*Task details*:
Pictures within the data are to be left out; everything else must be reproduced exactly.

*Data shown*:
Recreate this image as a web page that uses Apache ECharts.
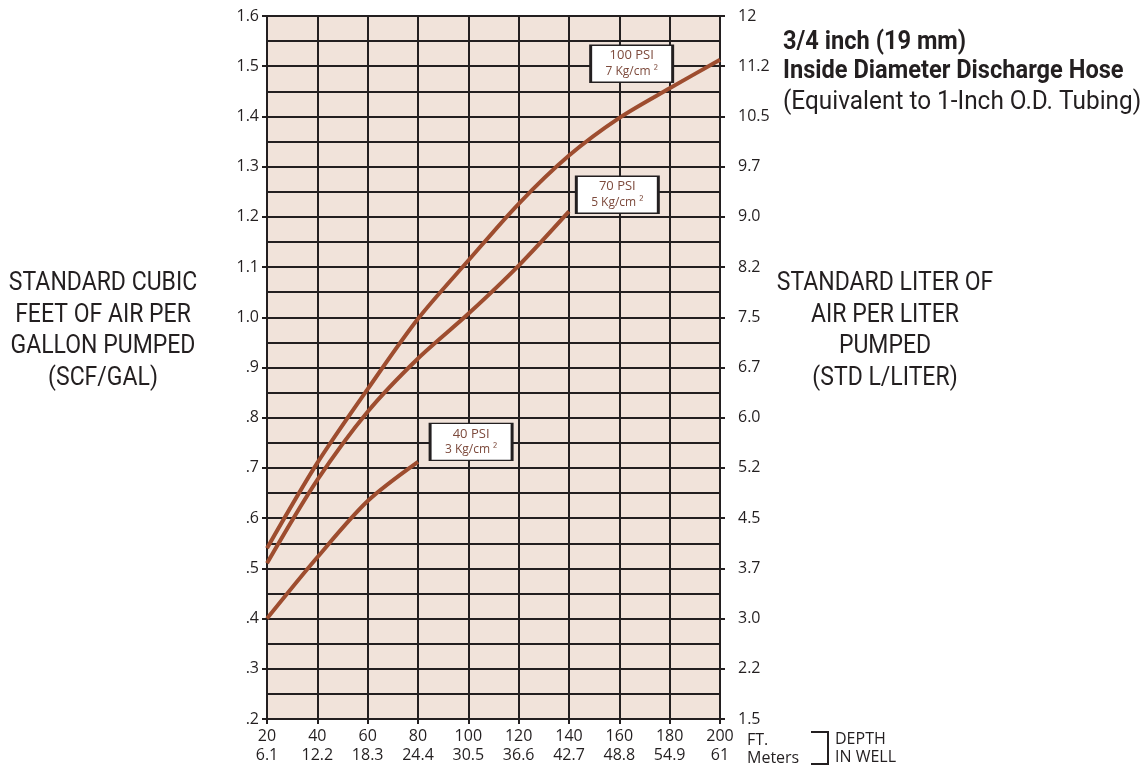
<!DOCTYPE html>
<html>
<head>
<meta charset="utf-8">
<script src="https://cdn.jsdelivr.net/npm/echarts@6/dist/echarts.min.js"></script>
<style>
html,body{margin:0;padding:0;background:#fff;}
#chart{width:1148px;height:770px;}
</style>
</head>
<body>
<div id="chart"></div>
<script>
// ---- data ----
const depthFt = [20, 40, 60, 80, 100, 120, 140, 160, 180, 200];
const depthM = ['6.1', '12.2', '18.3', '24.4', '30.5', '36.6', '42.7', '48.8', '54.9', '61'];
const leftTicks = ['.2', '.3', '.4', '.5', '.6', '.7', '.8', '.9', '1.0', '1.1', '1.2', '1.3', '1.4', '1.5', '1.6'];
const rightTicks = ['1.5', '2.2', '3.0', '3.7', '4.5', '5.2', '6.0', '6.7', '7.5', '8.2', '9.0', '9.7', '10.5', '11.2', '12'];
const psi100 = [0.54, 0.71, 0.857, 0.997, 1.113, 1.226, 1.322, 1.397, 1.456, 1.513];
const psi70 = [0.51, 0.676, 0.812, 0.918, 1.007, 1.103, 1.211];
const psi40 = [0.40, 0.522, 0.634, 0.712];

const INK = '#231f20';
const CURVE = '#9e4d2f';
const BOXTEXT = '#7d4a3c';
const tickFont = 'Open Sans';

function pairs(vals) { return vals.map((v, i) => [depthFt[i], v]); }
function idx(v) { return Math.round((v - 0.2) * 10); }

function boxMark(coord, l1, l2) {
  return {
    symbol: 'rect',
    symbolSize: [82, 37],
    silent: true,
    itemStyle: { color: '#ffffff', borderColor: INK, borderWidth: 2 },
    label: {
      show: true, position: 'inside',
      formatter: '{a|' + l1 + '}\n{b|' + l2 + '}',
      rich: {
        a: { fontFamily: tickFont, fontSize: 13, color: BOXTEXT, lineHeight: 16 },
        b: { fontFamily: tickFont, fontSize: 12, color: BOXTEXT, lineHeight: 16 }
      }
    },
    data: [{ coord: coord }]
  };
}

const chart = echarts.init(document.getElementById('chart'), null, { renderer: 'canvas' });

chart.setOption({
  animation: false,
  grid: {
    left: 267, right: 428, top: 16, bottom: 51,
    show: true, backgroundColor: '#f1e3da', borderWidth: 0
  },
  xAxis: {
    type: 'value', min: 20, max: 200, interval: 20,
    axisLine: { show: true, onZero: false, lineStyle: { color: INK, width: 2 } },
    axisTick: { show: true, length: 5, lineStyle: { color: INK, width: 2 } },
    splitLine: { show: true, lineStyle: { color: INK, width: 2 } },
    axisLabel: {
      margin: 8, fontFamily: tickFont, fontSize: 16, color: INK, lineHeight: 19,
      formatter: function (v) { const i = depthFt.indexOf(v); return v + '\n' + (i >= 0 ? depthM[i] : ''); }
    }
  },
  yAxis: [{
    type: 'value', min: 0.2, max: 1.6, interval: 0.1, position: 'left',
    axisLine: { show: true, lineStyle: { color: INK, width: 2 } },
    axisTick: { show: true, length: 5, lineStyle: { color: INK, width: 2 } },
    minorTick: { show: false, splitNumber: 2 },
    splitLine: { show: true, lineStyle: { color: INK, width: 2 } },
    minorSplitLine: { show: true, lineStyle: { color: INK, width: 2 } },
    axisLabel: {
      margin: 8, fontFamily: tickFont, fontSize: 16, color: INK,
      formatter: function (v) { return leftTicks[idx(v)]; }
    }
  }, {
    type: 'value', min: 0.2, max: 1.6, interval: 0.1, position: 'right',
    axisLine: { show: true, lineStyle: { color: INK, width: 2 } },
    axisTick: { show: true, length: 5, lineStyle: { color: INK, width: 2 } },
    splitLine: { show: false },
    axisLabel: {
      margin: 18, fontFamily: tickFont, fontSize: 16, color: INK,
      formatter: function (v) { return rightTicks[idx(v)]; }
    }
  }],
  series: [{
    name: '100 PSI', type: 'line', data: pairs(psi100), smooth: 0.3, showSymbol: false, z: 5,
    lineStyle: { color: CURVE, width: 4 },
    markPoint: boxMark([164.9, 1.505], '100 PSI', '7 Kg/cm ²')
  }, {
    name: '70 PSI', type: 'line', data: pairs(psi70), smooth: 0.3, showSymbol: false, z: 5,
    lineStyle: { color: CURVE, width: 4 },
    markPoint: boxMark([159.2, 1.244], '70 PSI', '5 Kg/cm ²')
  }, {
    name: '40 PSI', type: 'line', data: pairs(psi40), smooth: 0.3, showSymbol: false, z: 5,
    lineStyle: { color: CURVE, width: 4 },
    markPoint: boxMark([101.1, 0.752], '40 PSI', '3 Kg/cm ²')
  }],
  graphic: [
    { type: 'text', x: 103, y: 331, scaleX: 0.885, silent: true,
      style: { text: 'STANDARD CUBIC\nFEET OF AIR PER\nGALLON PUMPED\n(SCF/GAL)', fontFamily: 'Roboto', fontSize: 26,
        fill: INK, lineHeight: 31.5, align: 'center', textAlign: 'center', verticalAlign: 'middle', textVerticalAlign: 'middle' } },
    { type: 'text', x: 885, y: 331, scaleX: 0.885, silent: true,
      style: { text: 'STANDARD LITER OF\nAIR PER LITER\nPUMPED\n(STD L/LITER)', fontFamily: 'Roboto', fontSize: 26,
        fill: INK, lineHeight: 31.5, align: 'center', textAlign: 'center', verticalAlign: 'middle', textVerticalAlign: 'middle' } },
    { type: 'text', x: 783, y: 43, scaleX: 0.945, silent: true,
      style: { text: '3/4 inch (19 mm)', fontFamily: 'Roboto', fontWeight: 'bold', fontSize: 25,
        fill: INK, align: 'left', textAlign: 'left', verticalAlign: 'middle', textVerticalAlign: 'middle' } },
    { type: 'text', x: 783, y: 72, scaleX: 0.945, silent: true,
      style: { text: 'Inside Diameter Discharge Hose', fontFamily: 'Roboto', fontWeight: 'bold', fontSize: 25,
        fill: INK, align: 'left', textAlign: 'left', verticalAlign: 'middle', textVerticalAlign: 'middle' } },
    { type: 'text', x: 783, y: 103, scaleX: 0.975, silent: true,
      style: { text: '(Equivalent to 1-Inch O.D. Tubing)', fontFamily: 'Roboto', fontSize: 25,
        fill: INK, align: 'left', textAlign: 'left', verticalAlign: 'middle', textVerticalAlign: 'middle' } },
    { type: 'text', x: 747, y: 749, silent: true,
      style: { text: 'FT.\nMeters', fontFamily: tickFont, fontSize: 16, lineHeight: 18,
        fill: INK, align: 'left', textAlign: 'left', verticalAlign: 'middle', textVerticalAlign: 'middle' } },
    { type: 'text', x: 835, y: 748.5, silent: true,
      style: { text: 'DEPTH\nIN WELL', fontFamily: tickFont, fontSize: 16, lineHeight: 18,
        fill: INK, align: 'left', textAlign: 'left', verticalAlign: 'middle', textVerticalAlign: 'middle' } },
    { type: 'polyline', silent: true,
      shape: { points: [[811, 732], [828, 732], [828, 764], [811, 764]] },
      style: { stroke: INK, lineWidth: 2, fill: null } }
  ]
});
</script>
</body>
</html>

*Solution for this problem*:
Recreate this image as a web page that uses Apache ECharts.
<!DOCTYPE html>
<html>
<head>
<meta charset="utf-8">
<script src="https://cdn.jsdelivr.net/npm/echarts@6/dist/echarts.min.js"></script>
<style>
html,body{margin:0;padding:0;background:#fff;}
#chart{width:1148px;height:770px;}
</style>
</head>
<body>
<div id="chart"></div>
<script>
// ---- data ----
const depthFt = [20, 40, 60, 80, 100, 120, 140, 160, 180, 200];
const depthM = ['6.1', '12.2', '18.3', '24.4', '30.5', '36.6', '42.7', '48.8', '54.9', '61'];
const leftTicks = ['.2', '.3', '.4', '.5', '.6', '.7', '.8', '.9', '1.0', '1.1', '1.2', '1.3', '1.4', '1.5', '1.6'];
const rightTicks = ['1.5', '2.2', '3.0', '3.7', '4.5', '5.2', '6.0', '6.7', '7.5', '8.2', '9.0', '9.7', '10.5', '11.2', '12'];
const psi100 = [0.54, 0.71, 0.857, 0.997, 1.113, 1.226, 1.322, 1.397, 1.456, 1.513];
const psi70 = [0.51, 0.676, 0.812, 0.918, 1.007, 1.103, 1.211];
const psi40 = [0.40, 0.522, 0.634, 0.712];

const INK = '#231f20';
const CURVE = '#9e4d2f';
const BOXTEXT = '#7d4a3c';
const tickFont = 'Open Sans';

function pairs(vals) { return vals.map((v, i) => [depthFt[i], v]); }
function idx(v) { return Math.round((v - 0.2) * 10); }

function boxMark(coord, l1, l2) {
  return {
    symbol: 'rect',
    symbolSize: [82, 37],
    silent: true,
    itemStyle: { color: '#ffffff', borderColor: INK, borderWidth: 2 },
    label: {
      show: true, position: 'inside',
      formatter: '{a|' + l1 + '}\n{b|' + l2 + '}',
      rich: {
        a: { fontFamily: tickFont, fontSize: 13, color: BOXTEXT, lineHeight: 16 },
        b: { fontFamily: tickFont, fontSize: 12, color: BOXTEXT, lineHeight: 16 }
      }
    },
    data: [{ coord: coord }]
  };
}

const chart = echarts.init(document.getElementById('chart'), null, { renderer: 'canvas' });

chart.setOption({
  animation: false,
  grid: {
    left: 267, right: 428, top: 16, bottom: 51,
    show: true, backgroundColor: '#f1e3da', borderWidth: 0
  },
  xAxis: {
    type: 'value', min: 20, max: 200, interval: 20,
    axisLine: { show: true, onZero: false, lineStyle: { color: INK, width: 2 } },
    axisTick: { show: true, length: 5, lineStyle: { color: INK, width: 2 } },
    splitLine: { show: true, lineStyle: { color: INK, width: 2 } },
    axisLabel: {
      margin: 8, fontFamily: tickFont, fontSize: 16, color: INK, lineHeight: 19,
      formatter: function (v) { const i = depthFt.indexOf(v); return v + '\n' + (i >= 0 ? depthM[i] : ''); }
    }
  },
  yAxis: [{
    type: 'value', min: 0.2, max: 1.6, interval: 0.1, position: 'left',
    axisLine: { show: true, lineStyle: { color: INK, width: 2 } },
    axisTick: { show: true, length: 5, lineStyle: { color: INK, width: 2 } },
    minorTick: { show: false, splitNumber: 2 },
    splitLine: { show: true, lineStyle: { color: INK, width: 2 } },
    minorSplitLine: { show: true, lineStyle: { color: INK, width: 2 } },
    axisLabel: {
      margin: 8, fontFamily: tickFont, fontSize: 16, color: INK,
      formatter: function (v) { return leftTicks[idx(v)]; }
    }
  }, {
    type: 'value', min: 0.2, max: 1.6, interval: 0.1, position: 'right',
    axisLine: { show: true, lineStyle: { color: INK, width: 2 } },
    axisTick: { show: true, length: 5, lineStyle: { color: INK, width: 2 } },
    splitLine: { show: false },
    axisLabel: {
      margin: 18, fontFamily: tickFont, fontSize: 16, color: INK,
      formatter: function (v) { return rightTicks[idx(v)]; }
    }
  }],
  series: [{
    name: '100 PSI', type: 'line', data: pairs(psi100), smooth: 0.3, showSymbol: false, z: 5,
    lineStyle: { color: CURVE, width: 4 },
    markPoint: boxMark([164.9, 1.505], '100 PSI', '7 Kg/cm ²')
  }, {
    name: '70 PSI', type: 'line', data: pairs(psi70), smooth: 0.3, showSymbol: false, z: 5,
    lineStyle: { color: CURVE, width: 4 },
    markPoint: boxMark([159.2, 1.244], '70 PSI', '5 Kg/cm ²')
  }, {
    name: '40 PSI', type: 'line', data: pairs(psi40), smooth: 0.3, showSymbol: false, z: 5,
    lineStyle: { color: CURVE, width: 4 },
    markPoint: boxMark([101.1, 0.752], '40 PSI', '3 Kg/cm ²')
  }],
  graphic: [
    { type: 'text', x: 103, y: 331, scaleX: 0.885, silent: true,
      style: { text: 'STANDARD CUBIC\nFEET OF AIR PER\nGALLON PUMPED\n(SCF/GAL)', fontFamily: 'Roboto', fontSize: 26,
        fill: INK, lineHeight: 31.5, align: 'center', textAlign: 'center', verticalAlign: 'middle', textVerticalAlign: 'middle' } },
    { type: 'text', x: 885, y: 331, scaleX: 0.885, silent: true,
      style: { text: 'STANDARD LITER OF\nAIR PER LITER\nPUMPED\n(STD L/LITER)', fontFamily: 'Roboto', fontSize: 26,
        fill: INK, lineHeight: 31.5, align: 'center', textAlign: 'center', verticalAlign: 'middle', textVerticalAlign: 'middle' } },
    { type: 'text', x: 783, y: 43, scaleX: 0.945, silent: true,
      style: { text: '3/4 inch (19 mm)', fontFamily: 'Roboto', fontWeight: 'bold', fontSize: 25,
        fill: INK, align: 'left', textAlign: 'left', verticalAlign: 'middle', textVerticalAlign: 'middle' } },
    { type: 'text', x: 783, y: 72, scaleX: 0.945, silent: true,
      style: { text: 'Inside Diameter Discharge Hose', fontFamily: 'Roboto', fontWeight: 'bold', fontSize: 25,
        fill: INK, align: 'left', textAlign: 'left', verticalAlign: 'middle', textVerticalAlign: 'middle' } },
    { type: 'text', x: 783, y: 103, scaleX: 0.975, silent: true,
      style: { text: '(Equivalent to 1-Inch O.D. Tubing)', fontFamily: 'Roboto', fontSize: 25,
        fill: INK, align: 'left', textAlign: 'left', verticalAlign: 'middle', textVerticalAlign: 'middle' } },
    { type: 'text', x: 747, y: 749, silent: true,
      style: { text: 'FT.\nMeters', fontFamily: tickFont, fontSize: 16, lineHeight: 18,
        fill: INK, align: 'left', textAlign: 'left', verticalAlign: 'middle', textVerticalAlign: 'middle' } },
    { type: 'text', x: 835, y: 748.5, silent: true,
      style: { text: 'DEPTH\nIN WELL', fontFamily: tickFont, fontSize: 16, lineHeight: 18,
        fill: INK, align: 'left', textAlign: 'left', verticalAlign: 'middle', textVerticalAlign: 'middle' } },
    { type: 'polyline', silent: true,
      shape: { points: [[811, 732], [828, 732], [828, 764], [811, 764]] },
      style: { stroke: INK, lineWidth: 2, fill: null } }
  ]
});
</script>
</body>
</html>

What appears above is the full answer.